Laser Weapons Trials Successful

Rheinmetall powers ahead with new laser weapon station for engaging drone and mortar rounds.

28 February 2019

 

Rheinmetall has completed a successful series of comprehensive trials with a laser weapon station. The weapon station demonstrated its speed and precision in tests conducted in December 2018 in Switzerland at the company’s Ochsenboden test centre near Zürich. The weapon station can be armed with lasers in the 100 kW output power range, and during tests, successfully engaged  drones and mortar rounds overoperationally relevant ranges.

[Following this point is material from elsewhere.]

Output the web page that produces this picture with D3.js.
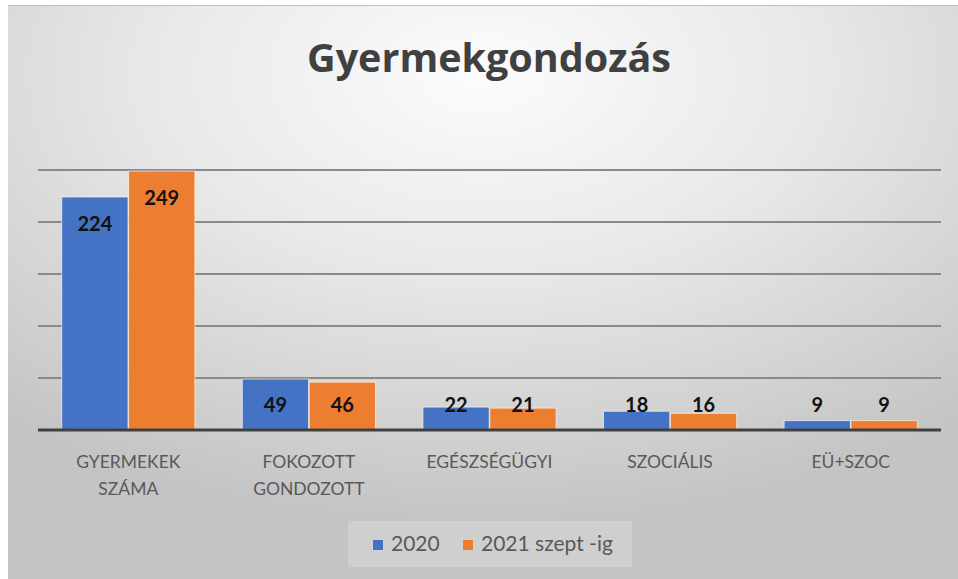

The laser weapon station is the logical continuation of a process in which Rheinmetall has transformed laser weapon technology into a fully functional weapon system. It consists of four main components: the laser source, beam director with the telescope, and course tracker (weapon station). The mobile weapon station performs the task of mechanically aiming the laser toward the target. Rheinmetall has all of the principal assemblies for a future laser weapon system.

The laser weapon station was combined with a beam director – successfully employed in multiple tests – and high-performance Rheinmetall lasers. It is also designed to be combined with a soon-to-be-available 20 kW laser source also made by Rheinmetall.

Equally suitable for ground, air and naval operations, the assemblies are modular and scalable in design, and can be deployed regardless of the threat situation on military platforms of all types. Rheinmetall says the laser weapon station’s outstanding performance parameters include its extremely accurate mechanical aiming function, coupled with an unlimited, 360° traversing zone and an elevation range in excess of 270°. The system architecture (EN DIN 61508) is closely oriented to the MANTIS air defence system now in service with the Bundeswehr, and also offers interfaces for connecting it to higher-echelon air defence systems.